Because of limited time and resources, funding should go to the most critical, science-based, large-scale restoration projects and conservation programs. These large-scale projects are our best solutions for restoring land loss, saving communities, and ensuring a sustainable future for birds and other wildlife.

Audubon’s science teams have carried out extensive modeling to figure out priority areas for restoration and conservation for birds.

Why do birds matter?

Where birds thrive, people prosper. The fate of birds and humans are inextricably linked. Like the proverbial canary in the coal mine, birds tell us about the health of our landscapes. When birds suffer, our own fate is not far behind. Here is just one example: The same barrier islands, beaches and wetlands that provide nesting and resting sites for birds help diminish the storm surges that batter coastal towns.

Audubon, which has worked in the Gulf for nearly a century, examined not only where birds and people need help today, but where they are most likely to need help in the future as seas continue to push inland. In fact, under a very conservative scenario of a one-foot rise in sea levels, 6 million acres of highly suitable habitat to protect breeding birds would be lost to Gulf waters. That’s more than half the area where we currently work.

We recommend $1.7 billion for key projects vital to recovery, including:

  • Rebuilding Louisiana wetlands by allowing sediment from the Mississippi River to rebuild delta wetlands as it did naturally before the river was straight-jacketed by levees.
  • Recreating and restoring Texas coastal islands in areas that were once important nesting sites for tens of thousands of Brown Pelicans, Reddish Egrets, American Oystercatchers and other iconic shore birds.
  • Restoring natural Florida coastal barriers that protected freshwater wetlands in and around the Everglades from encroaching salt waters from the Gulf.

Why should the rest of America care what happens to the Gulf Coast?

Threats to the Gulf Coast reverberate across the country. It is home to millions of people who live and work in coastal economies that support the rest of the nation. Gulf ports, among the largest in the country, are critical to shipping networks for consumer goods. It is one of the nation’s top outdoor vacation destinations for fishing, birding, hunting and water sports.

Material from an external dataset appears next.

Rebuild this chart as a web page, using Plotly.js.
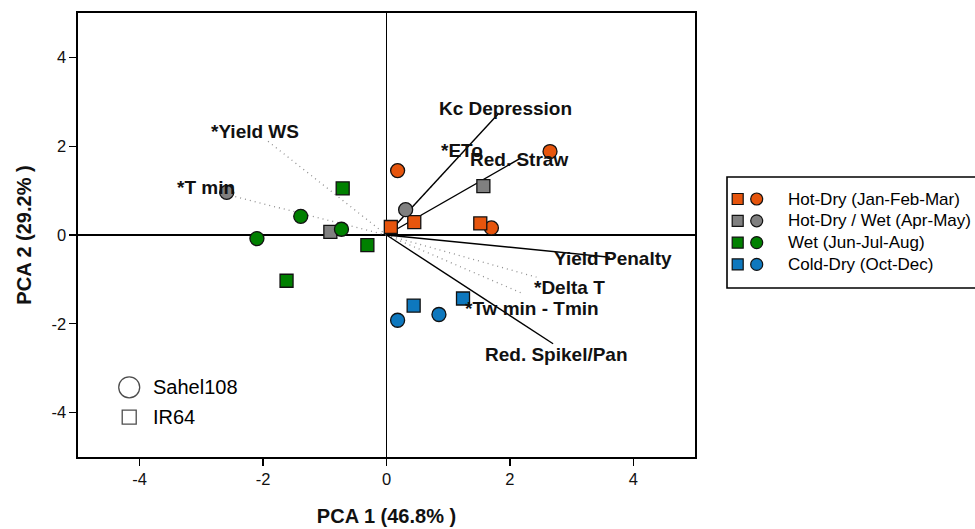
<!DOCTYPE html>
<html>
<head>
<meta charset="utf-8">
<script src="https://cdn.plot.ly/plotly-3.0.1.min.js"></script>
<style>html,body{margin:0;padding:0;background:#fff}#chart{width:975px;height:529px}</style>
</head>
<body>
<div id="chart"></div>
<script>
// ---------- data ----------
const categories = ['Hot-Dry (Jan-Feb-Mar)', 'Hot-Dry / Wet (Apr-May)', 'Wet (Jun-Jul-Aug)', 'Cold-Dry (Oct-Dec)'];
const genotypes = ['Sahel108', 'IR64'];

// Sahel108 (circles)
const hotDrySahelX = [0.18, 2.65, 1.70];
const hotDrySahelY = [1.45, 1.88, 0.16];
const hotWetSahelX = [-2.59, 0.31];
const hotWetSahelY = [0.96, 0.57];
const wetSahelX = [-1.39, -0.73, -2.10];
const wetSahelY = [0.42, 0.13, -0.08];
const coldSahelX = [0.18, 0.85];
const coldSahelY = [-1.92, -1.79];

// IR64 (squares)
const hotDryIR64X = [0.07, 0.45, 1.52];
const hotDryIR64Y = [0.18, 0.29, 0.26];
const hotWetIR64X = [1.57, -0.91];
const hotWetIR64Y = [1.10, 0.07];
const wetIR64X = [-0.71, -0.31, -1.62];
const wetIR64Y = [1.05, -0.23, -1.03];
const coldIR64X = [0.44, 1.24];
const coldIR64Y = [-1.59, -1.43];

// loading vectors
const solidVarNames = ['Kc Depression', 'Red. Straw', 'Yield Penalty', 'Red. Spikel/Pan'];
const solidVarX = [1.82, 2.16, 3.62, 2.70];
const solidVarY = [2.74, 1.72, -0.50, -2.45];
const solidLabelX = [1.93, 2.15, 3.67, 2.76];
const solidLabelY = [2.85, 1.70, -0.53, -2.69];

const dotVarNames = ['*ETo', '*Delta T', '*Tw min - Tmin', '*Yield WS', '*T min'];
const dotVarX = [1.00, 2.43, 2.21, -1.92, -2.70];
const dotVarY = [1.50, -0.95, -1.32, 2.11, 0.95];
const dotLabelX = [1.22, 2.97, 2.35, -2.13, -2.93];
const dotLabelY = [1.91, -1.19, -1.65, 2.32, 1.08];

const tickVals = [-4, -2, 0, 2, 4];
const tickText = ['-4', '-2', '0', '2', '4'];

// ---------- styles ----------
const colors = ['#E6550D', '#808080', '#008000', '#0E78BE'];
const FONT = 'Arial, "Liberation Sans", sans-serif';

const sahelX = [hotDrySahelX, hotWetSahelX, wetSahelX, coldSahelX];
const sahelY = [hotDrySahelY, hotWetSahelY, wetSahelY, coldSahelY];
const irX = [hotDryIR64X, hotWetIR64X, wetIR64X, coldIR64X];
const irY = [hotDryIR64Y, hotWetIR64Y, wetIR64Y, coldIR64Y];

const traces = [];

function vecTrace(vx, vy, dash, color, width) {
  const x = [], y = [];
  vx.forEach((v, i) => { x.push(0, v, null); y.push(0, vy[i], null); });
  return {x, y, mode: 'lines', type: 'scatter', hoverinfo: 'skip', showlegend: false,
          line: {color: color, width: width, dash: dash}};
}
traces.push(vecTrace(dotVarX, dotVarY, '1px,4px', '#8f8f8f', 1.3));
traces.push(vecTrace(solidVarX, solidVarY, 'solid', '#000', 1.4));

categories.forEach((c, i) => {
  traces.push({x: sahelX[i], y: sahelY[i], mode: 'markers', type: 'scatter', name: c + ' ' + genotypes[0],
    showlegend: false, marker: {symbol: 'circle', size: 14, color: colors[i], line: {color: '#111', width: 1.3}}});
  traces.push({x: irX[i], y: irY[i], mode: 'markers', type: 'scatter', name: c + ' ' + genotypes[1],
    showlegend: false, marker: {symbol: 'square', size: 13, color: colors[i], line: {color: '#111', width: 1.3}}});
});

// genotype key (inside plot)
const keyX = [-4.17, -4.17];
const keyY = [-3.43, -4.10];
traces.push({x: keyX, y: keyY, mode: 'markers', type: 'scatter', showlegend: false, hoverinfo: 'skip',
  marker: {symbol: ['circle-open', 'square-open'], size: [21, 14], color: '#000', line: {width: 1.3}}});

// category legend (overlay axis)
const rowY = categories.map((c, i) => 22 + 21.8 * i);
traces.push({x: categories.map(() => 10.7), y: rowY, xaxis: 'x2', yaxis: 'y2', mode: 'markers', type: 'scatter',
  showlegend: false, hoverinfo: 'skip',
  marker: {symbol: 'square', size: 11, color: colors, line: {color: '#111', width: 1.2}}});
traces.push({x: categories.map(() => 29.7), y: rowY, xaxis: 'x2', yaxis: 'y2', mode: 'markers', type: 'scatter',
  showlegend: false, hoverinfo: 'skip',
  marker: {symbol: 'circle', size: 12, color: colors, line: {color: '#111', width: 1.2}}});

const annotations = [];
solidVarNames.forEach((n, i) => annotations.push({x: solidLabelX[i], y: solidLabelY[i], text: '<b>' + n + '</b>',
  showarrow: false, font: {family: FONT, size: 19, color: '#111'}}));
dotVarNames.forEach((n, i) => annotations.push({x: dotLabelX[i], y: dotLabelY[i], text: '<b>' + n + '</b>',
  showarrow: false, font: {family: FONT, size: 19, color: '#111'}}));
genotypes.forEach((g, i) => annotations.push({x: keyX[i] + 0.35, y: keyY[i], text: g, xanchor: 'left',
  showarrow: false, font: {family: FONT, size: 20, color: '#000'}}));
categories.forEach((c, i) => annotations.push({x: 58.7, y: rowY[i], xref: 'x2', yref: 'y2', text: c, xanchor: 'left',
  showarrow: false, font: {family: FONT, size: 17, color: '#000'}}));

const W = 975, H = 529;
const layout = {
  width: W, height: H,
  margin: {l: 0, r: 0, t: 0, b: 0},
  paper_bgcolor: '#fff', plot_bgcolor: '#fff',
  showlegend: false,
  font: {family: FONT, color: '#000'},
  xaxis: {
    domain: [78 / W, 695 / W], range: [-5, 5], tickvals: tickVals, ticktext: tickText,
    showgrid: false, zeroline: true, zerolinecolor: '#000', zerolinewidth: 1.4,
    showline: true, mirror: true, linecolor: '#000', linewidth: 1.6,
    ticks: 'outside', ticklen: 7, tickwidth: 1.3, tickcolor: '#000',
    tickfont: {family: FONT, size: 16.5, color: '#111'},
    title: {text: '<b>PCA 1 (46.8% )</b>', font: {family: FONT, size: 20, color: '#111'}, standoff: 21}
  },
  yaxis: {
    domain: [(H - 457) / H, (H - 13) / H], range: [-5, 5], tickvals: tickVals, ticktext: tickText,
    showgrid: false, zeroline: true, zerolinecolor: '#000', zerolinewidth: 1.4,
    showline: true, mirror: true, linecolor: '#000', linewidth: 1.6,
    ticks: 'outside', ticklen: 7, tickwidth: 1.3, tickcolor: '#000',
    tickfont: {family: FONT, size: 16.5, color: '#111'},
    title: {text: '<b>PCA 2 (29.2% )</b>', font: {family: FONT, size: 20, color: '#111'}, standoff: 14}
  },
  xaxis2: {domain: [727 / W, 1], range: [0, 248], visible: false, fixedrange: true},
  yaxis2: {domain: [(H - 288) / H, (H - 177) / H], range: [111, 0], visible: false, fixedrange: true},
  shapes: [{type: 'rect', xref: 'paper', yref: 'paper', x0: 727 / W, x1: 1.01, y0: (H - 288) / H, y1: (H - 177) / H,
            line: {color: '#000', width: 1.6}, fillcolor: 'rgba(0,0,0,0)'}],
  annotations: annotations
};

Plotly.newPlot('chart', traces, layout, {displayModeBar: false, staticPlot: true});
</script>
</body>
</html>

And its coastal areas are critical to the survival of tens of millions of birds that migrate to the United States from the northern tundra or from South America.

Federal and state officials need to be responsible stewards of the conservation money coming into the Gulf and stay laser-focused on putting that money where the best chances of success are.

The challenges are huge. The consequences of failure are dire. We’ve got to get this one right.